>> Start

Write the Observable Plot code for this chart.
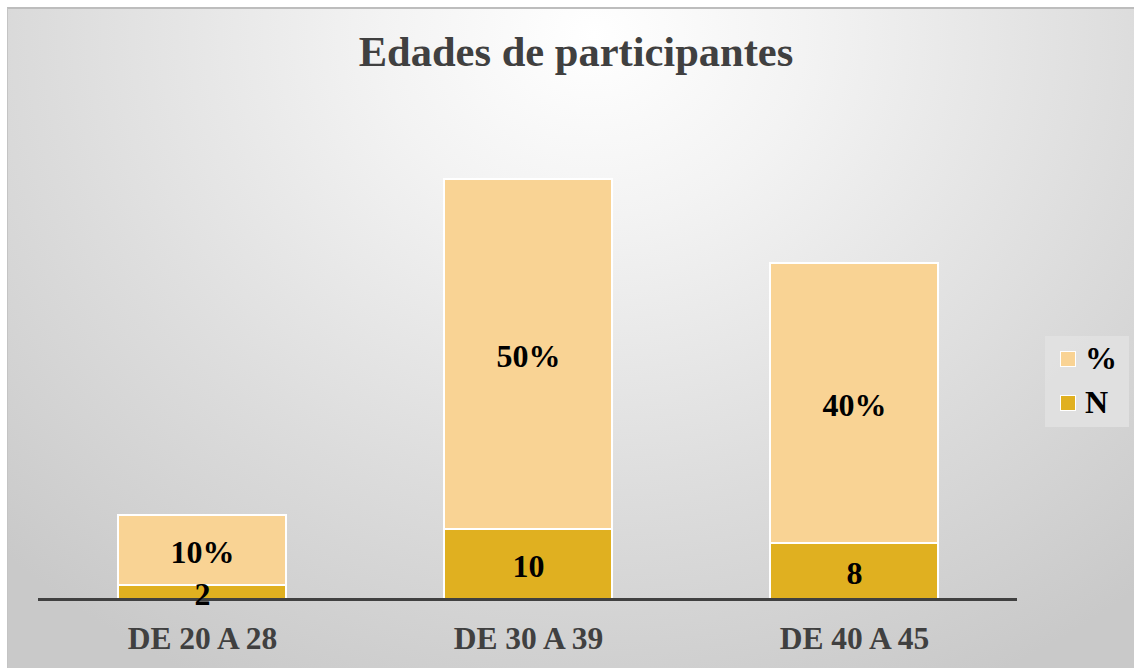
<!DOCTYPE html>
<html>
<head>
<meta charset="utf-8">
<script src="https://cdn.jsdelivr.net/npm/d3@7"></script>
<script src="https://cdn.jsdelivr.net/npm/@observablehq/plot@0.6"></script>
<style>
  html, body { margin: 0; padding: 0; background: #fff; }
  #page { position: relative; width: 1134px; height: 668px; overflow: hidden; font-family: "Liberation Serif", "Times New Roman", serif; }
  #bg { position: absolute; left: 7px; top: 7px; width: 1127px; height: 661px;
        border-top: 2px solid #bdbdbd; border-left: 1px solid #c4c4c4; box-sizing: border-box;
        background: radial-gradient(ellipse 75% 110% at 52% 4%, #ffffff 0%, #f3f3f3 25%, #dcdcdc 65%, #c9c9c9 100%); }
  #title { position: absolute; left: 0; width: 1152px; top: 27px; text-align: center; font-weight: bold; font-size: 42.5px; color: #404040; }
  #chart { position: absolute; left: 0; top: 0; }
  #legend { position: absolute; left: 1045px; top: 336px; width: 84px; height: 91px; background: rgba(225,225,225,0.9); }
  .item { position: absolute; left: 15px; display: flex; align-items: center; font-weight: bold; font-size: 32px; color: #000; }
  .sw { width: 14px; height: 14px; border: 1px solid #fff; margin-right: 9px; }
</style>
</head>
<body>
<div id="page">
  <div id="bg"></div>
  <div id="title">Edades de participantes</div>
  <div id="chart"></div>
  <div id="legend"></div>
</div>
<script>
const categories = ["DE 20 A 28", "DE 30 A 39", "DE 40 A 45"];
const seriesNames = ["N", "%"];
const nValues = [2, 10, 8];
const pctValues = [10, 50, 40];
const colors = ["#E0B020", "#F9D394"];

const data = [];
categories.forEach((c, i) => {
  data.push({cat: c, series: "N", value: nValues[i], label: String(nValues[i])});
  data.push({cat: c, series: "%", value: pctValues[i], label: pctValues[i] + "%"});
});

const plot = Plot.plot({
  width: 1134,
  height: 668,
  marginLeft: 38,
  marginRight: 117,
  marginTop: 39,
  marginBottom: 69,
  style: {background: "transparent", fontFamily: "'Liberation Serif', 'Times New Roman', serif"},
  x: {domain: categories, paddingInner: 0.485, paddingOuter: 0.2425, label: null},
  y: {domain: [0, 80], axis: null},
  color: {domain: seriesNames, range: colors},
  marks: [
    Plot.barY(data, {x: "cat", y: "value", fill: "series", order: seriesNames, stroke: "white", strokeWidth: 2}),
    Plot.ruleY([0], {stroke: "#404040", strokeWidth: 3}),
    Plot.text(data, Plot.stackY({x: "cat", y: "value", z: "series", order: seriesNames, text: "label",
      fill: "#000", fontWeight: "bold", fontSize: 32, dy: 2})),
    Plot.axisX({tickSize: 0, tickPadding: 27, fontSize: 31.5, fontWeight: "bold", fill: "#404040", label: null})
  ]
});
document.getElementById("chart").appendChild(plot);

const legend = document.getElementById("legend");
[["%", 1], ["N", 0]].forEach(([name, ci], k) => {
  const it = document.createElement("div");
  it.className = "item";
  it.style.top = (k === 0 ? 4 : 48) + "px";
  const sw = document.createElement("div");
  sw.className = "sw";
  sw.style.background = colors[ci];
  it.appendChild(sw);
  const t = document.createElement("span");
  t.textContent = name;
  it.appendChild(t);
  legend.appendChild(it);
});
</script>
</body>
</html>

>> End

■ Set problem: Copy out all the data exactly; skip the pictures.

■ Task result:
Write the Observable Plot code for this chart.
<!DOCTYPE html>
<html>
<head>
<meta charset="utf-8">
<script src="https://cdn.jsdelivr.net/npm/d3@7"></script>
<script src="https://cdn.jsdelivr.net/npm/@observablehq/plot@0.6"></script>
<style>
  html, body { margin: 0; padding: 0; background: #fff; }
  #page { position: relative; width: 1134px; height: 668px; overflow: hidden; font-family: "Liberation Serif", "Times New Roman", serif; }
  #bg { position: absolute; left: 7px; top: 7px; width: 1127px; height: 661px;
        border-top: 2px solid #bdbdbd; border-left: 1px solid #c4c4c4; box-sizing: border-box;
        background: radial-gradient(ellipse 75% 110% at 52% 4%, #ffffff 0%, #f3f3f3 25%, #dcdcdc 65%, #c9c9c9 100%); }
  #title { position: absolute; left: 0; width: 1152px; top: 27px; text-align: center; font-weight: bold; font-size: 42.5px; color: #404040; }
  #chart { position: absolute; left: 0; top: 0; }
  #legend { position: absolute; left: 1045px; top: 336px; width: 84px; height: 91px; background: rgba(225,225,225,0.9); }
  .item { position: absolute; left: 15px; display: flex; align-items: center; font-weight: bold; font-size: 32px; color: #000; }
  .sw { width: 14px; height: 14px; border: 1px solid #fff; margin-right: 9px; }
</style>
</head>
<body>
<div id="page">
  <div id="bg"></div>
  <div id="title">Edades de participantes</div>
  <div id="chart"></div>
  <div id="legend"></div>
</div>
<script>
const categories = ["DE 20 A 28", "DE 30 A 39", "DE 40 A 45"];
const seriesNames = ["N", "%"];
const nValues = [2, 10, 8];
const pctValues = [10, 50, 40];
const colors = ["#E0B020", "#F9D394"];

const data = [];
categories.forEach((c, i) => {
  data.push({cat: c, series: "N", value: nValues[i], label: String(nValues[i])});
  data.push({cat: c, series: "%", value: pctValues[i], label: pctValues[i] + "%"});
});

const plot = Plot.plot({
  width: 1134,
  height: 668,
  marginLeft: 38,
  marginRight: 117,
  marginTop: 39,
  marginBottom: 69,
  style: {background: "transparent", fontFamily: "'Liberation Serif', 'Times New Roman', serif"},
  x: {domain: categories, paddingInner: 0.485, paddingOuter: 0.2425, label: null},
  y: {domain: [0, 80], axis: null},
  color: {domain: seriesNames, range: colors},
  marks: [
    Plot.barY(data, {x: "cat", y: "value", fill: "series", order: seriesNames, stroke: "white", strokeWidth: 2}),
    Plot.ruleY([0], {stroke: "#404040", strokeWidth: 3}),
    Plot.text(data, Plot.stackY({x: "cat", y: "value", z: "series", order: seriesNames, text: "label",
      fill: "#000", fontWeight: "bold", fontSize: 32, dy: 2})),
    Plot.axisX({tickSize: 0, tickPadding: 27, fontSize: 31.5, fontWeight: "bold", fill: "#404040", label: null})
  ]
});
document.getElementById("chart").appendChild(plot);

const legend = document.getElementById("legend");
[["%", 1], ["N", 0]].forEach(([name, ci], k) => {
  const it = document.createElement("div");
  it.className = "item";
  it.style.top = (k === 0 ? 4 : 48) + "px";
  const sw = document.createElement("div");
  sw.className = "sw";
  sw.style.background = colors[ci];
  it.appendChild(sw);
  const t = document.createElement("span");
  t.textContent = name;
  it.appendChild(t);
  legend.appendChild(it);
});
</script>
</body>
</html>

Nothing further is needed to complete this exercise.